Onik Gasparyan, the chief of General Staff of the Armenian army, along with other senior commanders released a statement calling for Pashinyan to step down.

But Pashinyan blasted the military’s call as a coup attempt, and urged his supporters to take to the streets to resist.

He later announced the dismissal of the chief of General Staff on Facebook.

“Today I made a decision to fire the chief of the General Staff and his first deputy,” Pashinyan said, according to the Russian TASS news agency.

“The defense minister is already preparing a corresponding decision on appointing a new chief of General Staff and his deputies,” he added.

Pashinyan also called on his supporters to gather in Republic Square in the capital Yerevan.

“I consider the General Staff’s statement a military coup attempt. I invite all our supporters to Republic Square right now. I will address the public on the air in the near future,” he wrote, as quoted by TASS.

Later in the day, Pashinyan met with supporters gathered near a government building and marched with them.

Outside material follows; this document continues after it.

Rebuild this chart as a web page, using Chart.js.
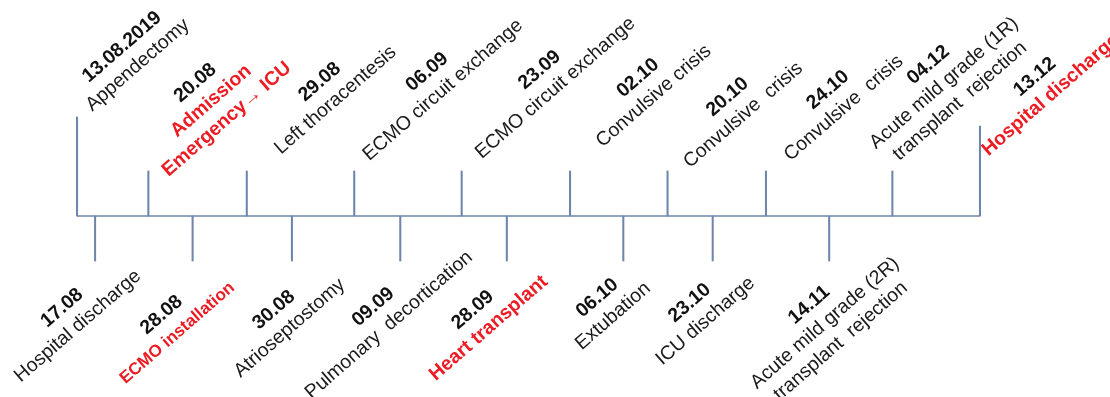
<!DOCTYPE html>
<html>
<head>
<meta charset="utf-8">
<title>Timeline</title>
<script src="https://cdn.jsdelivr.net/npm/chart.js@4/dist/chart.umd.min.js"></script>
<style>
    html, body { margin: 0; padding: 0; background: #ffffff; }
    #timeline-chart { display: block; }
</style>
</head>
<body>
<canvas id="timeline-chart" width="1110" height="397"></canvas>
<script>
// Timeline data
// ------------------------------
var eventDates = ["13.08.2019", "17.08", "20.08", "28.08", "29.08", "30.08", "06.09", "09.09", "23.09",
    "28.09", "02.10", "06.10", "20.10", "23.10", "24.10", "14.11", "04.12", "13.12"];

var eventText = [
    ["Appendectomy"],
    ["Hospital discharge"],
    ["Admission", "Emergency\u2192 ICU"],
    ["ECMO installation"],
    ["Left thoracentesis"],
    ["Atrioseptostomy"],
    ["ECMO circuit exchange"],
    ["Pulmonary  decortication"],
    ["ECMO circuit exchange"],
    ["Heart transplant"],
    ["Convulsive crisis"],
    ["Extubation"],
    ["Convulsive  crisis"],
    ["ICU discharge"],
    ["Convulsive  crisis"],
    ["Acute mild grade (2R)", "transplant  rejection"],
    ["Acute mild grade (1R)", "transplant  rejection"],
    ["Hospital discharge"]
];

// key events are written in red
var keyEvent = [false, false, true, true, false, false, false, false, false,
    true, false, false, false, false, false, false, false, true];

// place of each event along the (schematic, not to scale) time line
var eventPlace = [0, 2.0, 7.9, 12.8, 18.8, 23.8, 30.7, 35.8, 42.6,
    47.6, 54.6, 60.5, 65.4, 70.4, 76.3, 83.3, 90.3, 100];

// stem length, above (+) or below (-) the line
var stemLength = [2.2, -1, 1, -1, 1, -1, 1, -1, 1,
    -1, 1, -1, 1, -1, 1, -1, 1, 2.0];

window.addEventListener("load", function(){

    var lineColor = "#6f86ac";
    var red = "#ec1c24";

    // label nudges, date line centre relative to the stem end (px)
    var labelNudge = [[45, -70], [-33, 47], [47, -88], [-31, 54], [73, -89], [-18, 49], [73, -99], [-27, 46],
        [78, -101], [-34, 49], [68, -93], [-26, 37], [60, -74], [-23, 42], [62, -81], [-20, 44], [36, -106], [55, -49]];

    var labelPlugin = {
        id: "timelineLabels",
        afterDatasetsDraw: function(chart){
            var ctx = chart.ctx;
            var xs = chart.scales.x;
            var ys = chart.scales.y;
            var angle = -41 * Math.PI / 180;
            var lineH = 24;
            ctx.save();
            ctx.textAlign = "center";
            ctx.textBaseline = "middle";
            for (var i = 0; i < eventDates.length; i++) {
                var px = xs.getPixelForValue(eventPlace[i]) + labelNudge[i][0];
                var py = ys.getPixelForValue(stemLength[i]) + labelNudge[i][1];
                // the ECMO installation note is set a bit smaller
                var size = (i === 3) ? 17 : 19.5;
                ctx.save();
                ctx.translate(px, py);
                ctx.rotate(angle);
                ctx.fillStyle = "#111111";
                ctx.font = "bold 19.5px 'Liberation Sans', Arial, sans-serif";
                ctx.fillText(eventDates[i], 0, 0);
                for (var k = 0; k < eventText[i].length; k++) {
                    if (keyEvent[i]) {
                        ctx.fillStyle = red;
                        ctx.font = "bold " + size + "px 'Liberation Sans', Arial, sans-serif";
                    } else {
                        ctx.fillStyle = "#1a1a1a";
                        ctx.font = size + "px 'Liberation Sans', Arial, sans-serif";
                    }
                    ctx.fillText(eventText[i][k], 0, (k + 1) * lineH);
                }
                ctx.restore();
            }
            ctx.restore();
        }
    };

    // Chart Data
    var stems = eventPlace.map(function(p, i){ return { x: p, y: [0, stemLength[i]] }; });

    var chartData = {
        datasets: [{
            type: "line",
            label: "time line",
            data: [{ x: eventPlace[0], y: 0 }, { x: eventPlace[eventPlace.length - 1], y: 0 }],
            borderColor: lineColor,
            borderWidth: 1.5,
            pointRadius: 0,
            fill: false
        }, {
            type: "bar",
            label: "events",
            data: stems,
            backgroundColor: lineColor,
            barThickness: 1.4,
            borderWidth: 0
        }]
    };

    // Chart Options
    var chartOptions = {
        responsive: false,
        animation: false,
        devicePixelRatio: 1,
        layout: { padding: 0 },
        plugins: {
            legend: { display: false },
            tooltip: { enabled: false }
        },
        scales: {
            x: { type: "linear", min: -8.53, max: 114.4, offset: false, display: false },
            y: { type: "linear", min: -4.022, max: 4.8, display: false }
        }
    };

    var config = {
        type: "bar",
        data: chartData,
        options: chartOptions,
        plugins: [labelPlugin]
    };

    // Create the chart
    var timelineChart = new Chart(document.getElementById("timeline-chart"), config);
});
</script>
</body>
</html>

In a speech to his supporters, Pashinyan criticized the military, saying that the army depends on the people and the prime minister.

He described the army’s statement as “an emotional reaction.” He also called the army personnel that he dismissed “brothers” and said he and his family have no plans to leave the country.

He then continued marching in downtown Yerevan, using a megaphone to thank his supporters.

The unrest follows the end of a military conflict between Armenia and Azerbaijan last fall widely seen as a victory for the latter

Relations between the former Soviet republics have been tense since 1991, when the Armenian military occupied Nagorno-Karabakh, also known as Upper Karabakh, a territory recognized as part of Azerbaijan, and seven adjacent regions.

During the six week-conflict, which ended with a Russian-brokered truce, Azerbaijan liberated several strategic cities and nearly 300 of its settlements and villages from Armenian occupation.

Before this, about 20% of Azerbaijan’s territory had been under illegal Armenian occupation for nearly three decades.